L’avvento dell’ideale barocco, nel XVII secolo, eleva la musica a disciplina eccelsa ponendola al centro di numerosi studi e trasformazioni (prima fra tutti lo sviluppo del melodramma monteverdiano) che conducono non solo alla nascita dell’opera, ma anche alle evoluzioni tecniche-strumentali.
La vita musicale europea tra Seicento e prima metà del Settecento gravita attorno alle grandi figure di Bach e di Händel, che incarnano splendidamente, sia nel carattere sia nella produzione, l’ideale barocco a cui tutti i compositori del tempo fanno riferimento.
A partire della seconda metà del Settecento si assiste a un rinnovamento totale dei valori artistici barocchi che culmina in quello che verrà definito periodo classico.
Massimi esponenti di questa nuova corrente musicale, caratterizzata dal trionfo della forma sonata e della moderna sinfonia, sono Haydn e Mozart che più di altri comprendono il bisogno di equilibrio artistico, inteso come supremo ideale compositivo, e la necessità di riconquistare quelle regole fisse spazzate via dagli sconvolgimenti barocchi. Con l’avvento del Classicismo veniva esclusa dall’opera seria ogni intrusione buffa, il comico deve trovare una propria forma d’espressione.
Nasce così l’opera buffa, genere musicale destinato a irrompere violentemente nel panorama musicale di fine Settecento. Caratterizzata da storie intricate e personaggi schietti.

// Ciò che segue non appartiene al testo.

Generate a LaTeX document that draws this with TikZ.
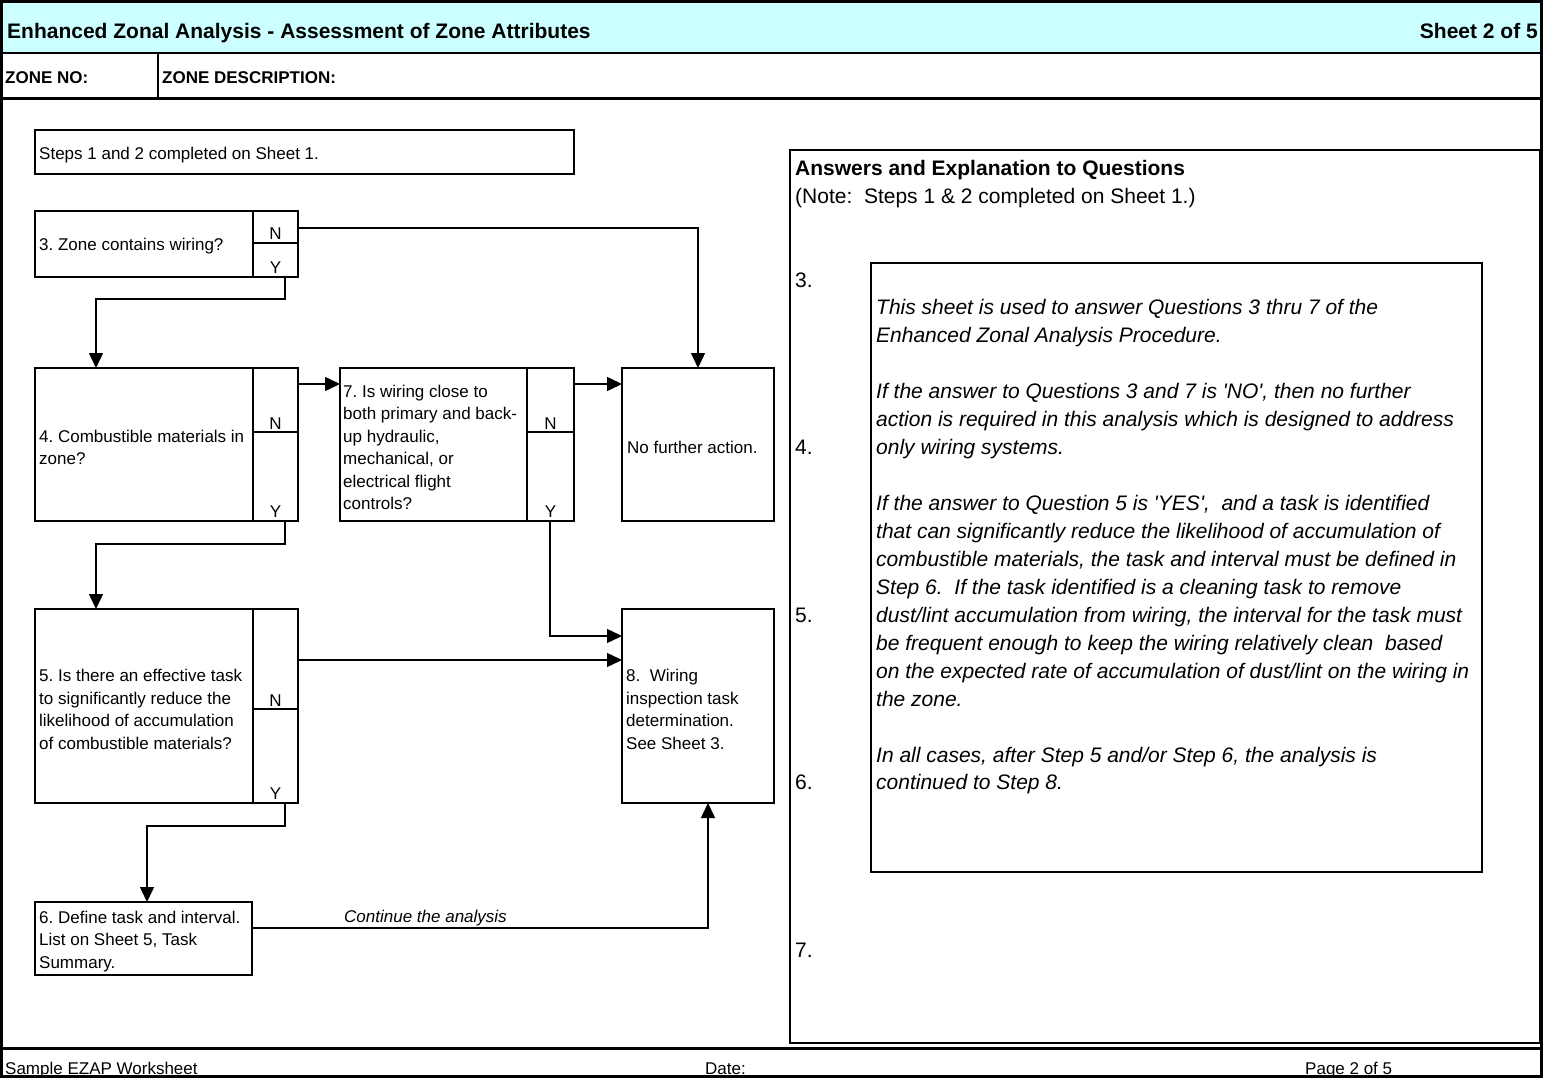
\documentclass[tikz,border=0pt]{standalone}
\usepackage{fontspec}
\newfontfamily\af{Liberation Sans}
\usetikzlibrary{arrows.meta}
\definecolor{hdr}{HTML}{CCFFFF}
\begin{document}
\frenchspacing
\begin{tikzpicture}[x=1pt,y=-1pt,
  box/.style={draw, line width=2.2pt, inner sep=0pt, outer sep=0pt, anchor=north west},
  txt/.style={anchor=west, align=left, inner sep=0pt, font=\af\fontsize{17}{22.5}\selectfont},
  yn/.style={anchor=base, inner sep=0pt, font=\af\fontsize{17}{20}\selectfont},
  conn/.style={line width=1.5pt},
  arr/.style={conn, -{Triangle[length=15pt,width=14pt]}},
  rtxt/.style={anchor=base west, inner sep=0pt, font=\af\fontsize{21}{28}\selectfont},
  itxt/.style={anchor=base west, inner sep=0pt, font=\af\itshape\fontsize{21}{28}\selectfont},
  btxt/.style={anchor=base west, inner sep=0pt, font=\af\bfseries\fontsize{21}{28}\selectfont},
  ztxt/.style={anchor=base west, inner sep=0pt, font=\af\bfseries\fontsize{17}{20}\selectfont},
  ftxt/.style={anchor=base west, inner sep=0pt, font=\af\fontsize{17}{20}\selectfont},
  frame/.style={line width=3pt},
]
\useasboundingbox (0,0) rectangle (1543,1078);
\fill[white] (0,0) rectangle (1543,1078);
\fill[hdr] (2,2) rectangle (1541,53);

% header texts
\node[btxt] (title) at (7,38.5) {Enhanced Zonal Analysis - Assessment of Zone Attributes};
\node[btxt, anchor=base east] (sheet) at (1538,38.5) {Sheet 2 of 5};
\node[ztxt] (zno) at (5,83.5) {ZONE NO:};
\node[ztxt] (zdesc) at (162,83.5) {ZONE DESCRIPTION:};

% footer texts
\node[ftxt] (fl) at (5,1074) {Sample EZAP Worksheet};
\node[ftxt] (fd) at (705,1074) {Date:};
\node[ftxt] (fp) at (1305,1074) {Page 2 of 5};

% flowchart boxes
\node[box, minimum width=539, minimum height=44] (steps) at (35,130) {};
\node[txt] (tsteps) at (39,155) {Steps 1 and 2 completed on Sheet 1.};

\node[box, minimum width=218, minimum height=66] (b3) at (35,211) {};
\node[box, minimum width=45, minimum height=32] (c3n) at (253,211) {};
\node[box, minimum width=45, minimum height=34] (c3y) at (253,243) {};
\node[txt] (t3) at (39,246) {3. Zone contains wiring?};
\node[yn] (l3n) at (275.5,240) {N};
\node[yn] (l3y) at (275.5,273) {Y};

\node[box, minimum width=218, minimum height=153] (b4) at (35,368) {};
\node[box, minimum width=45, minimum height=64] (c4n) at (253,368) {};
\node[box, minimum width=45, minimum height=89] (c4y) at (253,432) {};
\node[txt] (t4) at (39,447.5) {4. Combustible materials in\\zone?};
\node[yn] (l4n) at (275.5,429) {N};
\node[yn] (l4y) at (275.5,517) {Y};

\node[box, minimum width=187, minimum height=153] (b7) at (340,368) {};
\node[box, minimum width=47, minimum height=64] (c7n) at (527,368) {};
\node[box, minimum width=47, minimum height=89] (c7y) at (527,432) {};
\node[txt] (t7) at (343,447.5) {7. Is wiring close to\\both primary and back-\\up hydraulic,\\mechanical, or\\electrical flight\\controls?};
\node[yn] (l7n) at (550.5,429) {N};
\node[yn] (l7y) at (550.5,517) {Y};

\node[box, minimum width=152, minimum height=153] (nf) at (622,368) {};
\node[txt] (tnf) at (627,447.5) {No further action.};

\node[box, minimum width=218, minimum height=194] (b5) at (35,609) {};
\node[box, minimum width=45, minimum height=100] (c5n) at (253,609) {};
\node[box, minimum width=45, minimum height=94] (c5y) at (253,709) {};
\node[txt] (t5) at (39,709.5) {5. Is there an effective task\\to significantly reduce the\\likelihood of accumulation\\of combustible materials?};
\node[yn] (l5n) at (275.5,706) {N};
\node[yn] (l5y) at (275.5,799) {Y};

\node[box, minimum width=152, minimum height=194] (b8) at (622,609) {};
\node[txt] (t8) at (626,709.5) {8.\ \ Wiring\\inspection task\\determination.\\See Sheet 3.};

\node[box, minimum width=217, minimum height=73] (b6) at (35,902) {};
\node[txt] (t6) at (39,941.5) {6. Define task and interval.\\List on Sheet 5, Task\\Summary.};

% connector points
\coordinate (n3) at (298,228);
\coordinate (y3) at (285,277);
\coordinate (j3) at (96,299);
\coordinate (n4) at (298,384);
\coordinate (n7) at (574,384);
\coordinate (y4) at (285,521);
\coordinate (j4) at (96,544);
\coordinate (y7) at (550,521);
\coordinate (j7) at (550,636);
\coordinate (n5) at (298,660);
\coordinate (y5) at (285,803);
\coordinate (j5) at (147,826);
\coordinate (o6) at (252,928);
\coordinate (j6) at (708,928);

\draw[arr] (n3) -| (nf.north);
\draw[arr] (y3) |- (j3) -- (j3 |- b4.north);
\draw[arr] (n4) -- (n4 -| b7.west);
\draw[arr] (n7) -- (n7 -| nf.west);
\draw[arr] (y4) |- (j4) -- (j4 |- b5.north);
\draw[arr] (y7) -- (j7) -- (j7 -| b8.west);
\draw[arr] (n5) -- (n5 -| b8.west);
\draw[arr] (y5) |- (j5) -- (j5 |- b6.north);
\draw[arr] (o6) -- (j6) -- (j6 |- b8.south);
\node[anchor=base west, inner sep=0pt, font=\af\itshape\fontsize{17}{20}\selectfont] (cont) at (344,922) {Continue the analysis};

% right panel
\node[draw, line width=1.6pt, inner sep=0pt, outer sep=0pt, anchor=north west, minimum width=750, minimum height=893] (panel) at (790,150) {};
\node[draw, line width=1.8pt, inner sep=0pt, outer sep=0pt, anchor=north west, minimum width=611, minimum height=609] (expl) at (871,263) {};
\node[btxt] (ph) at (795,175.5) {Answers and Explanation to Questions};
\node[rtxt] (pn) at (795,203.5) {(Note:\ \ Steps 1 \& 2 completed on Sheet 1.)};
\node[rtxt] (q3) at (795,287.5) {3.};
\node[rtxt] (q4) at (795,454.5) {4.};
\node[rtxt] (q5) at (795,622.5) {5.};
\node[rtxt] (q6) at (795,789.5) {6.};
\node[rtxt] (q7) at (795,957.5) {7.};

\node[itxt] (i1) at (876,314.5) {This sheet is used to answer Questions 3 thru 7 of the};
\node[itxt] (i2) at (876,342.5) {Enhanced Zonal Analysis Procedure.};
\node[itxt] (i3) at (876,398.5) {If the answer to Questions 3 and 7 is 'NO', then no further};
\node[itxt] (i4) at (876,426.5) {action is required in this analysis which is designed to address};
\node[itxt] (i5) at (876,454.5) {only wiring systems.};
\node[itxt] (i6) at (876,510.5) {If the answer to Question 5 is 'YES',\ \ and a task is identified};
\node[itxt] (i7) at (876,538.5) {that can significantly reduce the likelihood of accumulation of};
\node[itxt] (i8) at (876,566.5) {combustible materials, the task and interval must be defined in};
\node[itxt] (i9) at (876,594.5) {Step 6.\ \ If the task identified is a cleaning task to remove};
\node[itxt] (i10) at (876,622.5) {dust/lint accumulation from wiring, the interval for the task must};
\node[itxt] (i11) at (876,650.5) {be frequent enough to keep the wiring relatively clean\ \ based};
\node[itxt] (i12) at (876,678.5) {on the expected rate of accumulation of dust/lint on the wiring in};
\node[itxt] (i13) at (876,706.5) {the zone.};
\node[itxt] (i14) at (876,762.5) {In all cases, after Step 5 and/or Step 6, the analysis is};
\node[itxt] (i15) at (876,789.5) {continued to Step 8.};

% frame lines
\draw[line width=2.5pt] (0,53) -- (1543,53);
\draw[frame] (0,98.5) -- (1543,98.5);
\draw[line width=2pt] (158,53) -- (158,98.5);
\draw[line width=1.8pt] (790,1043) -- (1541,1043);
\draw[frame] (0,1048.5) -- (1543,1048.5);
\draw[frame] (0,1.5) -- (1543,1.5);
\draw[frame] (0,1076.5) -- (1543,1076.5);
\draw[frame] (1.8,0) -- (1.8,1078);
\draw[frame] (1541.5,0) -- (1541.5,1078);
\end{tikzpicture}
\end{document}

Contrariamente a quanto succede negli altri Paesi europei, in Italia il passaggio fra Classicismo e Romanticismo non avviene in modo secco e definito. Utilizzando melodie arricchite da un’orchestrazione ricca e importante, la musica italiana, cui tutti si ispirano, è la prima a dare libera espressione alle proprie emozioni.
Pionieri di questa rivoluzione sono Cherubini, di cui Beethoven riprenderà certi slanci emotivi, e Clementi, che approfondisce in maniera sensazionale le capacità espressive del pianoforte, strumento principale della prossima esplosione romantica.